▶ **Given task**
Go through the listing and write out all of it exactly.

____________

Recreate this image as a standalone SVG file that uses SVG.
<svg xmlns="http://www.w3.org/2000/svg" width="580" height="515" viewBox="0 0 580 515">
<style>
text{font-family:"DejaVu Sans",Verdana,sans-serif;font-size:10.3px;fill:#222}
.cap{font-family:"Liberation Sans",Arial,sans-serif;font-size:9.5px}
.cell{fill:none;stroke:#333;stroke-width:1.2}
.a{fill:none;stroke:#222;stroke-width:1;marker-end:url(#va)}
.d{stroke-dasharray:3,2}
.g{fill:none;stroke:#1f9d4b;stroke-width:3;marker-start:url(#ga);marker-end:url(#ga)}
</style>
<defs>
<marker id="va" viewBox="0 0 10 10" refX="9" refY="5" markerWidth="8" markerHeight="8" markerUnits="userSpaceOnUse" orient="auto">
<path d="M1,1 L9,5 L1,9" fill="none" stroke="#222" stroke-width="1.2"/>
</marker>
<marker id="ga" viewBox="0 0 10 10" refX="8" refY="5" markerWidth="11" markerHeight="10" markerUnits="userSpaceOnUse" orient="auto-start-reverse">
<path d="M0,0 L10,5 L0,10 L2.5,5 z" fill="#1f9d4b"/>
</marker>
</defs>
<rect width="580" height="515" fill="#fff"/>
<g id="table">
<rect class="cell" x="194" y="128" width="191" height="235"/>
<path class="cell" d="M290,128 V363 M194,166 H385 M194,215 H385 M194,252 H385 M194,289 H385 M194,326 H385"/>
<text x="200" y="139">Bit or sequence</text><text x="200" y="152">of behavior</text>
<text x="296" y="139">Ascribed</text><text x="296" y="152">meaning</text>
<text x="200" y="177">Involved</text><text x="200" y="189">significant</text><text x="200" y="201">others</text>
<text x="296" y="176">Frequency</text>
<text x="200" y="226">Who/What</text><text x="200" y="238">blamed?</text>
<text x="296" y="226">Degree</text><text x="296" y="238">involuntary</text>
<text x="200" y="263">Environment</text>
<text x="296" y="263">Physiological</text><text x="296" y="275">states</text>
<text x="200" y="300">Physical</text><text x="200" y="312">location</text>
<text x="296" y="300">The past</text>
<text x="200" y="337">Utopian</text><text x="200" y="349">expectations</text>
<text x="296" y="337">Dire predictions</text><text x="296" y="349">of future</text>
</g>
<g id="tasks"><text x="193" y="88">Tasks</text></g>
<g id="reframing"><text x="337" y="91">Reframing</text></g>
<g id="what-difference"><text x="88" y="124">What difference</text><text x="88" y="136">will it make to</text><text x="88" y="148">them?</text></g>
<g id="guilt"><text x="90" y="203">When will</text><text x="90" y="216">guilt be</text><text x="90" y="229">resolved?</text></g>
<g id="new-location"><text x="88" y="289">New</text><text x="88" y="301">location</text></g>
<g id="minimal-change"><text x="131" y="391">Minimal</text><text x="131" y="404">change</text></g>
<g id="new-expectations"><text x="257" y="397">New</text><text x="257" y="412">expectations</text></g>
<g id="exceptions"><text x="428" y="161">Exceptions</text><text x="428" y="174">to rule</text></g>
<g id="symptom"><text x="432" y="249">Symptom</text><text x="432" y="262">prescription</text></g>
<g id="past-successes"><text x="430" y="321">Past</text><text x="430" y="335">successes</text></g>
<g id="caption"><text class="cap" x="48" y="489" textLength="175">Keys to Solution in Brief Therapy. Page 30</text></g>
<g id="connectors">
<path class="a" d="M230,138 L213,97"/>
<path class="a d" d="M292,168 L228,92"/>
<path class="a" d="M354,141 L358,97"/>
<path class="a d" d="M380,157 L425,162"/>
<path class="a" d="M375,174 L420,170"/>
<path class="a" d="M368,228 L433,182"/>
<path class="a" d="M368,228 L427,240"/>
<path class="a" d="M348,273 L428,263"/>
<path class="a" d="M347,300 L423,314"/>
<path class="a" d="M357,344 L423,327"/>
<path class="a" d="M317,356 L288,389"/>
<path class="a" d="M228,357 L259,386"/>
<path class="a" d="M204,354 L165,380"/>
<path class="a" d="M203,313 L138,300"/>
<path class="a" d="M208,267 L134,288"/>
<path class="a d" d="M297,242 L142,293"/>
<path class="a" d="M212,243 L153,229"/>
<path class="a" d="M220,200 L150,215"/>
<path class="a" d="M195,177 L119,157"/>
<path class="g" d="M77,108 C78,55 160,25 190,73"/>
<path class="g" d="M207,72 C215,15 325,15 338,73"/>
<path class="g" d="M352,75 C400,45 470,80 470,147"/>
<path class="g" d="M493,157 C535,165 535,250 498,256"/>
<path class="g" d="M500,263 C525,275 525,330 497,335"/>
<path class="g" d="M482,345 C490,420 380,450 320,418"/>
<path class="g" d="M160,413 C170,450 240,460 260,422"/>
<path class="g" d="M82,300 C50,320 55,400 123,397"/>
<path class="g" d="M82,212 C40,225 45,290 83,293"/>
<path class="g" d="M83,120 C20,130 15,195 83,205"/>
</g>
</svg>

____________

▶ **Output of the exercise**
Recreate this image as a standalone SVG file that uses SVG.
<svg xmlns="http://www.w3.org/2000/svg" width="580" height="515" viewBox="0 0 580 515">
<style>
text{font-family:"DejaVu Sans",Verdana,sans-serif;font-size:10.3px;fill:#222}
.cap{font-family:"Liberation Sans",Arial,sans-serif;font-size:9.5px}
.cell{fill:none;stroke:#333;stroke-width:1.2}
.a{fill:none;stroke:#222;stroke-width:1;marker-end:url(#va)}
.d{stroke-dasharray:3,2}
.g{fill:none;stroke:#1f9d4b;stroke-width:3;marker-start:url(#ga);marker-end:url(#ga)}
</style>
<defs>
<marker id="va" viewBox="0 0 10 10" refX="9" refY="5" markerWidth="8" markerHeight="8" markerUnits="userSpaceOnUse" orient="auto">
<path d="M1,1 L9,5 L1,9" fill="none" stroke="#222" stroke-width="1.2"/>
</marker>
<marker id="ga" viewBox="0 0 10 10" refX="8" refY="5" markerWidth="11" markerHeight="10" markerUnits="userSpaceOnUse" orient="auto-start-reverse">
<path d="M0,0 L10,5 L0,10 L2.5,5 z" fill="#1f9d4b"/>
</marker>
</defs>
<rect width="580" height="515" fill="#fff"/>
<g id="table">
<rect class="cell" x="194" y="128" width="191" height="235"/>
<path class="cell" d="M290,128 V363 M194,166 H385 M194,215 H385 M194,252 H385 M194,289 H385 M194,326 H385"/>
<text x="200" y="139">Bit or sequence</text><text x="200" y="152">of behavior</text>
<text x="296" y="139">Ascribed</text><text x="296" y="152">meaning</text>
<text x="200" y="177">Involved</text><text x="200" y="189">significant</text><text x="200" y="201">others</text>
<text x="296" y="176">Frequency</text>
<text x="200" y="226">Who/What</text><text x="200" y="238">blamed?</text>
<text x="296" y="226">Degree</text><text x="296" y="238">involuntary</text>
<text x="200" y="263">Environment</text>
<text x="296" y="263">Physiological</text><text x="296" y="275">states</text>
<text x="200" y="300">Physical</text><text x="200" y="312">location</text>
<text x="296" y="300">The past</text>
<text x="200" y="337">Utopian</text><text x="200" y="349">expectations</text>
<text x="296" y="337">Dire predictions</text><text x="296" y="349">of future</text>
</g>
<g id="tasks"><text x="193" y="88">Tasks</text></g>
<g id="reframing"><text x="337" y="91">Reframing</text></g>
<g id="what-difference"><text x="88" y="124">What difference</text><text x="88" y="136">will it make to</text><text x="88" y="148">them?</text></g>
<g id="guilt"><text x="90" y="203">When will</text><text x="90" y="216">guilt be</text><text x="90" y="229">resolved?</text></g>
<g id="new-location"><text x="88" y="289">New</text><text x="88" y="301">location</text></g>
<g id="minimal-change"><text x="131" y="391">Minimal</text><text x="131" y="404">change</text></g>
<g id="new-expectations"><text x="257" y="397">New</text><text x="257" y="412">expectations</text></g>
<g id="exceptions"><text x="428" y="161">Exceptions</text><text x="428" y="174">to rule</text></g>
<g id="symptom"><text x="432" y="249">Symptom</text><text x="432" y="262">prescription</text></g>
<g id="past-successes"><text x="430" y="321">Past</text><text x="430" y="335">successes</text></g>
<g id="caption"><text class="cap" x="48" y="489" textLength="175">Keys to Solution in Brief Therapy. Page 30</text></g>
<g id="connectors">
<path class="a" d="M230,138 L213,97"/>
<path class="a d" d="M292,168 L228,92"/>
<path class="a" d="M354,141 L358,97"/>
<path class="a d" d="M380,157 L425,162"/>
<path class="a" d="M375,174 L420,170"/>
<path class="a" d="M368,228 L433,182"/>
<path class="a" d="M368,228 L427,240"/>
<path class="a" d="M348,273 L428,263"/>
<path class="a" d="M347,300 L423,314"/>
<path class="a" d="M357,344 L423,327"/>
<path class="a" d="M317,356 L288,389"/>
<path class="a" d="M228,357 L259,386"/>
<path class="a" d="M204,354 L165,380"/>
<path class="a" d="M203,313 L138,300"/>
<path class="a" d="M208,267 L134,288"/>
<path class="a d" d="M297,242 L142,293"/>
<path class="a" d="M212,243 L153,229"/>
<path class="a" d="M220,200 L150,215"/>
<path class="a" d="M195,177 L119,157"/>
<path class="g" d="M77,108 C78,55 160,25 190,73"/>
<path class="g" d="M207,72 C215,15 325,15 338,73"/>
<path class="g" d="M352,75 C400,45 470,80 470,147"/>
<path class="g" d="M493,157 C535,165 535,250 498,256"/>
<path class="g" d="M500,263 C525,275 525,330 497,335"/>
<path class="g" d="M482,345 C490,420 380,450 320,418"/>
<path class="g" d="M160,413 C170,450 240,460 260,422"/>
<path class="g" d="M82,300 C50,320 55,400 123,397"/>
<path class="g" d="M82,212 C40,225 45,290 83,293"/>
<path class="g" d="M83,120 C20,130 15,195 83,205"/>
</g>
</svg>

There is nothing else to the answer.